Welcome to the Laboratory of Prof. Alex Zaslavsky in the Brown School of Engineering, working on semiconductor device physics and engineering.  As silicon technology marches on towards ultimately scaled devices, we are pursuing alternative technologies based on either different physical mechanisms (such as tunneling or hot-electron effects), different materials (Ge, III-V materials, amorphous conducting oxides), and different geometries (nanowires, quantum dots, ultrathin SOI) that could provide added functionality.  Current projects include:

  • Tunneling and band-modulation devices in SOI (collaboration with INPG/Minatec and Fudan University)
  • Quantum dot photodetectors (with Pacifici lab at Brown and NIST)
  • Amorphous indium-zinc-oxide and copper-iodide devices (with Paine lab at Brown)
  • Nitride hot electron and tunneling transistors (with MIT Lincoln Laboratory)
  • Cryo-CMOS and transistor-based biosensors (with NIST)

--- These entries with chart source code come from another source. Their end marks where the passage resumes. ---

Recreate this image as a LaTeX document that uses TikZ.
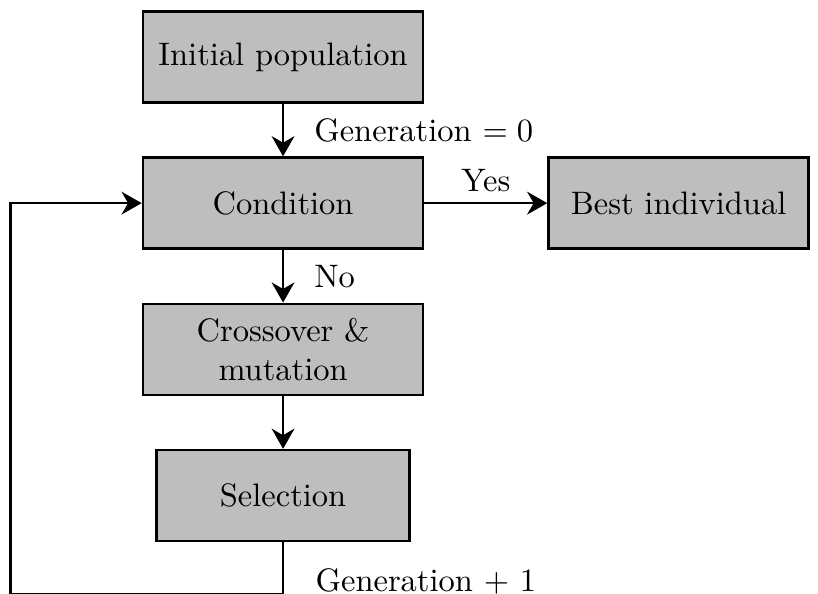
\documentclass[tikz,border=0pt]{standalone}
\usepackage{amsmath,amssymb}
\usepackage{xcolor}
\usepackage{tikz}
\usetikzlibrary{arrows.meta,positioning}
\definecolor{ink}{HTML}{000000}
\definecolor{boxgray}{HTML}{BEBEBF}
\tikzset{block/.style={draw=ink,thick,fill=boxgray,align=center,
  minimum width=86.2pt,minimum height=28pt,inner sep=2pt},
  lbl/.style={inner sep=0pt,font=\normalsize},
  arrow/.style={-{Stealth[length=6.2pt,width=7pt]},thick,draw=ink}}

\begin{document}
\begin{tikzpicture}[node distance=16.2pt]
\useasboundingbox (-87.1pt,17.5pt) rectangle (164.6pt,-165.2pt);
\node[block] (init) {Initial population};
\node[block,below=of init] (condition) {Condition};
\node[block,minimum width=80pt,right=37.8pt of condition] (best) {Best individual};
\node[block,below=of condition] (cross) {Crossover \&\\mutation};
\node[block,minimum width=77.9pt,below=of cross] (selection) {Selection};
\coordinate[below=16pt of selection.south] (loopA);
\coordinate[left=40.3pt of condition.west] (loopB);
\draw[arrow] (init) -- node[lbl,right=9.2pt] {Generation $=0$} (condition);
\draw[arrow] (condition) -- node[lbl,above=3pt] {Yes} (best);
\draw[arrow] (condition) -- node[lbl,right=9.2pt] {No} (cross);
\draw[arrow] (cross) -- (selection);
\draw[arrow] (selection.south) -- (loopA) -| (loopB) -- (condition.west);
\node[lbl,anchor=west] (gen) at ([xshift=9.8pt,yshift=3.9pt]loopA) {Generation $+$ $1$};
\end{tikzpicture}
\end{document}
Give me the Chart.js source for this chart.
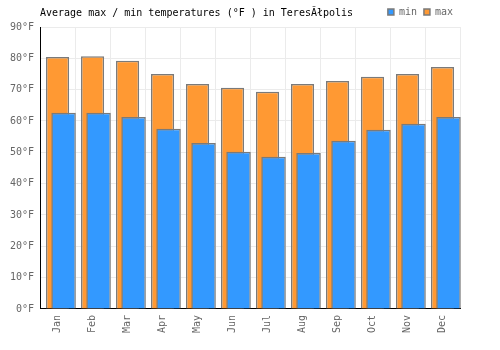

In the past our group worked in other areas, including:

  • Noise-immune ultimate CMOS design (with Bahar lab then at Brown)
  • Si and SiGe nanowire tunneling transistors (collaboration with LANL)
  • Carbon nanotube devices (with Xu lab at Brown)
  • Flexible metal interconnects (with Crawford lab then at Brown)
  • Resonant tunneling in 2DEG and Si/Ge (with IBM Yorktown and Goldman lab at Stony Brook)

Students graduating from the Zaslavsky laboratory -- our most significant product by far -- are well-equipped for future semiconductor R&D by acquiring a full skill set, from device fabrication to characterization and modeling.  They have moved on to a range of semiconductor companies (from Micron to Applied Materials, to GlobalFoundries, to Synopsys), government labs (from NIST to CNRS to Paul Scherrer Institute), and major industrial companies (EMC and Apple).